14.4 aanlegvergunning
14.4.1 aanlegvergunning plichtige werken
Het is verboden zonder of in afwijking van een aanlegvergunning van burgemeester en wethouders op de in artikel 14.1.1 onder e bedoelde gronden de volgende andere-werken uit te voeren:
-
het aanleggen van oeverbeschoeiingen, kaden of aanlegplaatsen;
-
het aanleggen, beschoeien, verdiepen, verbreden en dempen van sloten, watergangen en overige waterpartijen;
-
het aanleggen van ondergrondse of bovengrondse transport-, energie- en/of communicatieleidingen en daarmee verband houdende constructies, installaties en
apparatuur;
-
het aanbrengen of verwijderen van diepwortelende beplantingen, het bebossen en aanplanten van gronden en het rooien en/of kappen van bos of andere houtgewassen.
14.4.2 weigering
Een aanlegvergunning als bedoeld in artikel 14.4.1 mag alleen en moet worden geweigerd indien door het uitvoeren van de andere-werken, dan wel door de daarvan hetzij direct, hetzij indirect te verwachten gevolgen blijvend onevenredig afbreuk wordt gedaan aan de aanwezige en potentiële landschappelijke en cultuurhistorische waarden en hieraan door het stellen van voorwaarden niet of onvoldoende tegemoet kan worden gekomen.

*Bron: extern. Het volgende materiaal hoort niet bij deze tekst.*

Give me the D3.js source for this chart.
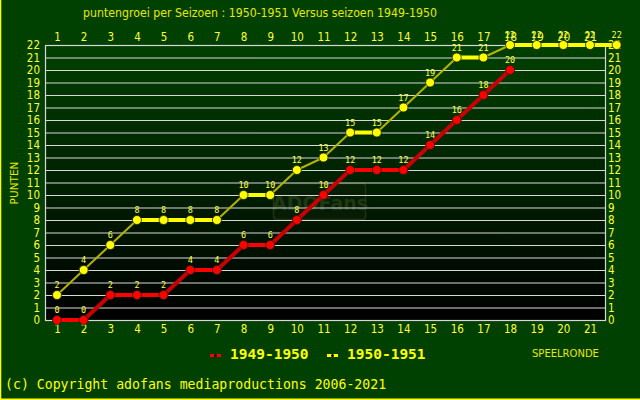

14.4.3 vereisten aanlegvergunning
Indien een aanlegvergunning als bedoeld in artikel 14.4.1 wordt verleend voor een aanlegplaats in de vorm van een steiger of aanlegsteiger dan dient de steiger of aanlegsteiger te voldoen aan de volgende kenmerken:
-
situering uitsluitend aan de oever van een tuin en/of erf van een woning;
-
de steiger dient evenwijdig aan de oever te worden gebouwd;
-
de breedte maximaal 6 m bedraagt;
-
de diepte maximaal 1,2 m bedraagt;
-
de bouwhoogte de hoogte van het streefpeil niet overschrijdt, met een maximum van 0,45 m boven de waterlijn.

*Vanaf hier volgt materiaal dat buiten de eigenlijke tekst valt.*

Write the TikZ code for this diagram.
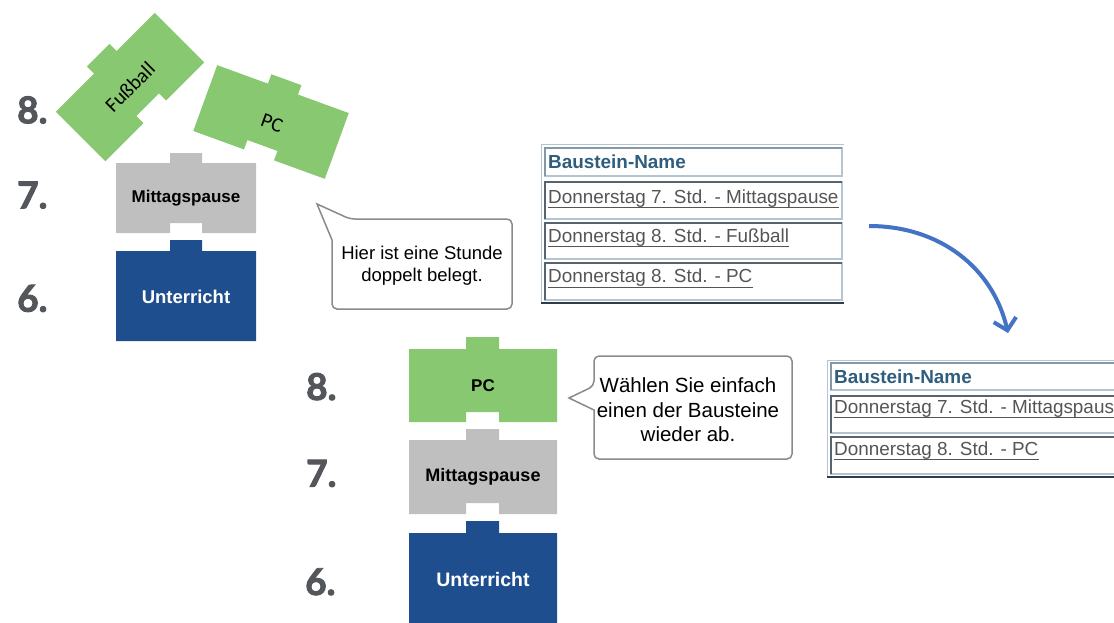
\documentclass[tikz,border=0pt]{standalone}
\usepackage{fontspec}
\setmainfont{Liberation Sans}
\newfontfamily\numfont{Lato}[BoldFeatures={FakeBold=2.5}]
\newfontfamily\calfont{Carlito}
\usetikzlibrary{arrows.meta}
\definecolor{bgreen}{HTML}{88C870}
\definecolor{bgray}{HTML}{BFBFBF}
\definecolor{bblue}{HTML}{1F4E8F}
\definecolor{numc}{HTML}{53575B}
\definecolor{callc}{HTML}{8A8A8A}
\definecolor{hdr}{HTML}{2E5D7D}
\definecolor{rowtxt}{HTML}{555555}
\definecolor{celllight}{HTML}{B4C4D0}
\definecolor{cellmid}{HTML}{8499A8}
\definecolor{celldark}{HTML}{56646E}
\definecolor{outerdark}{HTML}{2E3D48}
\definecolor{arrowc}{HTML}{4472C4}
\begin{document}
\begin{tikzpicture}[x=1pt,y=-1pt,
  num/.style={font=\numfont\bfseries\fontsize{37}{37}\selectfont, text=numc, anchor=base west, inner sep=0pt},
  blocktxt/.style={font=\bfseries\fontsize{#1}{#1}\selectfont, inner sep=0pt},
  rottxt/.style={font=\calfont\fontsize{20.5}{20.5}\selectfont, inner sep=0pt},
  callout/.style={draw=callc, line width=1.5pt, fill=white, rounded corners=5pt},
  calltxt/.style={align=center, inner sep=0pt},
  cellbox/.style={draw=celllight, line width=1.2pt},
  celledge/.style={draw=celldark, line width=1.2pt},
  hdredge/.style={draw=cellmid, line width=1.2pt},
  hdrtxt/.style={font=\bfseries\fontsize{18.9}{18.9}\selectfont, text=hdr, anchor=base west, inner sep=0pt},
  rowtext/.style={font=\fontsize{18.9}{18.9}\selectfont, text=rowtxt, anchor=base west, inner sep=0pt},
  ul/.style={draw=rowtxt, line width=1.1pt},
  bluearrow/.style={draw=arrowc, line width=4pt, -{Straight Barb[length=11pt,width=23pt]}}
]
\useasboundingbox (0,0) rectangle (1114,622);
\clip (0,0) rectangle (1114,622);

% ---------- left stack ----------
\begin{scope}[shift={(130,87)}, rotate=45]
  \fill[bgreen] (-70,-35) -- (-16,-35) -- (-16,-45) -- (16,-45) -- (16,-35) -- (70,-35)
     -- (70,35) -- (16,35) -- (16,25) -- (-16,25) -- (-16,35) -- (-70,35) -- cycle;
\end{scope}
\node[rottxt, rotate=45] (fb) at (130,87) {Fußball};

\begin{scope}[shift={(271,122)}, rotate=-20]
  \fill[bgreen] (-70,-35) -- (-16,-35) -- (-16,-45) -- (16,-45) -- (16,-35) -- (70,-35)
     -- (70,35) -- (16,35) -- (16,25) -- (-16,25) -- (-16,35) -- (-70,35) -- cycle;
\end{scope}
\node[rottxt, rotate=-20] (pcl) at (272,123) {PC};

\fill[bgray] (116,163) -- (170,163) -- (170,153) -- (202,153) -- (202,163) -- (256,163)
  -- (256,233) -- (202,233) -- (202,223) -- (170,223) -- (170,233) -- (116,233) -- cycle;
\node[blocktxt=17] (mpl) at (186,198) {Mittagspause};

\fill[bblue] (116,251) -- (170,251) -- (170,240) -- (202,240) -- (202,251) -- (256,251)
  -- (256,341) -- (116,341) -- cycle;
\node[blocktxt=18.5, text=white] (ul1) at (186,297) {Unterricht};

\node[num] (n8l) at (17,123.3) {8.};
\node[num] (n7l) at (17,208.3) {7.};
\node[num] (n6l) at (17,311.7) {6.};

% ---------- callout 1 ----------
\draw[callout] (350,219) [sharp corners] -- (317,204) -- (332,240) [rounded corners=5pt]
  -- (332,309) -- (512,309) -- (512,219) -- cycle;
\node[calltxt, font=\fontsize{18.5}{22}\selectfont] (c1) at (422,266)
  {Hier ist eine Stunde\\doppelt belegt.};

% ---------- table 1 ----------
\draw[draw=celllight, line width=1.2pt] (541.5,303) -- (541.5,144.5) -- (844,144.5);
\draw[draw=outerdark, line width=1.5pt] (541,303) -- (844,303);
\draw[cellbox] (545,148) rectangle (842,176);
\draw[hdredge] (545,176) -- (545,148) -- (842,148);
\draw[cellbox] (545,182) rectangle (842,219);
\draw[celledge] (545,219) -- (545,182) -- (842,182);
\draw[cellbox] (545,223) rectangle (842,259);
\draw[celledge] (545,259) -- (545,223) -- (842,223);
\draw[cellbox] (545,263) rectangle (842,300);
\draw[celledge] (545,300) -- (545,263) -- (842,263);

\node[hdrtxt] (h1) at (548,168.5) {Baustein-Name};
\node[rowtext] (r11) at (548,203.3) {Donnerstag 7. Std. - Mittagspause};
\node[rowtext] (r12) at (548,242.3) {Donnerstag 8. Std. - Fußball};
\node[rowtext] (r13) at (548,282.7) {Donnerstag 8. Std. - PC};
\draw[ul] ([yshift=-4.6pt]r11.base west) -- ([yshift=-4.6pt]r11.base east);
\draw[ul] ([yshift=-4.6pt]r12.base west) -- ([yshift=-4.6pt]r12.base east);
\draw[ul] ([yshift=-4.6pt]r13.base west) -- ([yshift=-4.6pt]r13.base east);

% ---------- arrow ----------
\coordinate (arrS) at (869,226);
\coordinate (arrE) at (1008,333);
\draw[bluearrow] (arrS) .. controls (940,226) and (993,268) .. (arrE);

% ---------- right stack ----------
\fill[bgreen] (409,349) -- (466,349) -- (466,337) -- (499,337) -- (499,349) -- (557,349)
  -- (557,422) -- (499,422) -- (499,412) -- (466,412) -- (466,422) -- (409,422) -- cycle;
\node[blocktxt=17] (pcr) at (483,385.5) {PC};

\fill[bgray] (409,440) -- (466,440) -- (466,429) -- (499,429) -- (499,440) -- (557,440)
  -- (557,514) -- (499,514) -- (499,503) -- (466,503) -- (466,514) -- (409,514) -- cycle;
\node[blocktxt=18] (mpr) at (483,477) {Mittagspause};

\fill[bblue] (409,533) -- (466,533) -- (466,521) -- (499,521) -- (499,533) -- (557,533)
  -- (557,630) -- (409,630) -- cycle;
\node[blocktxt=19.5, text=white] (ur) at (483,580) {Unterricht};

\node[num] (n8r) at (306,400) {8.};
\node[num] (n7r) at (306,486.7) {7.};
\node[num] (n6r) at (305,595) {6.};

% ---------- callout 2 ----------
\draw[callout] (594,386) [sharp corners] -- (569,398) -- (594,410) [rounded corners=5pt]
  -- (594,459) -- (792,459) -- (792,356) -- (594,356) -- cycle;
\node[calltxt, font=\fontsize{20.5}{24.5}\selectfont] (c2) at (688,410)
  {Wählen Sie einfach\\einen der Bausteine\\wieder ab.};

% ---------- table 2 ----------
\draw[draw=celllight, line width=1.2pt] (827.5,477) -- (827.5,360.5) -- (1130,360.5);
\draw[draw=outerdark, line width=1.5pt] (827,477) -- (1130,477);
\draw[cellbox] (831,363) rectangle (1128,390);
\draw[hdredge] (831,390) -- (831,363) -- (1128,363);
\draw[cellbox] (831,396) rectangle (1128,433);
\draw[celledge] (831,433) -- (831,396) -- (1128,396);
\draw[cellbox] (831,437) rectangle (1128,474);
\draw[celledge] (831,474) -- (831,437) -- (1128,437);

\node[hdrtxt] (h2) at (834,383.3) {Baustein-Name};
\node[rowtext] (r21) at (834,413.3) {Donnerstag 7. Std. - Mittagspause};
\node[rowtext] (r22) at (834,455) {Donnerstag 8. Std. - PC};
\draw[ul] ([yshift=-4.6pt]r21.base west) -- ([yshift=-4.6pt]r21.base east);
\draw[ul] ([yshift=-4.6pt]r22.base west) -- ([yshift=-4.6pt]r22.base east);
\end{tikzpicture}
\end{document}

14.4.4 geen aanlegvergunning
Geen aanlegvergunning is nodig voor:
-
andere-werken die het normale onderhoud, gebruik en beheer betreffen;
-
andere-werken die worden uitgevoerd ter plaatse van de aanduiding water;
-
andere-werken die op het moment van het van kracht worden van het plan in uitvoering zijn of uitgevoerd kunnen worden op grond van een voor dat tijdstip aangevraagde dan wel verleende vergunning.
14.5 specifieke procedureregels
Bij de beoordeling van aanvragen voor het verlenen van aanlegvergunningen dient advies bij de Rijksdienst voor het Cultureel Erfgoed en de provincie Utrecht ingewonnen te worden.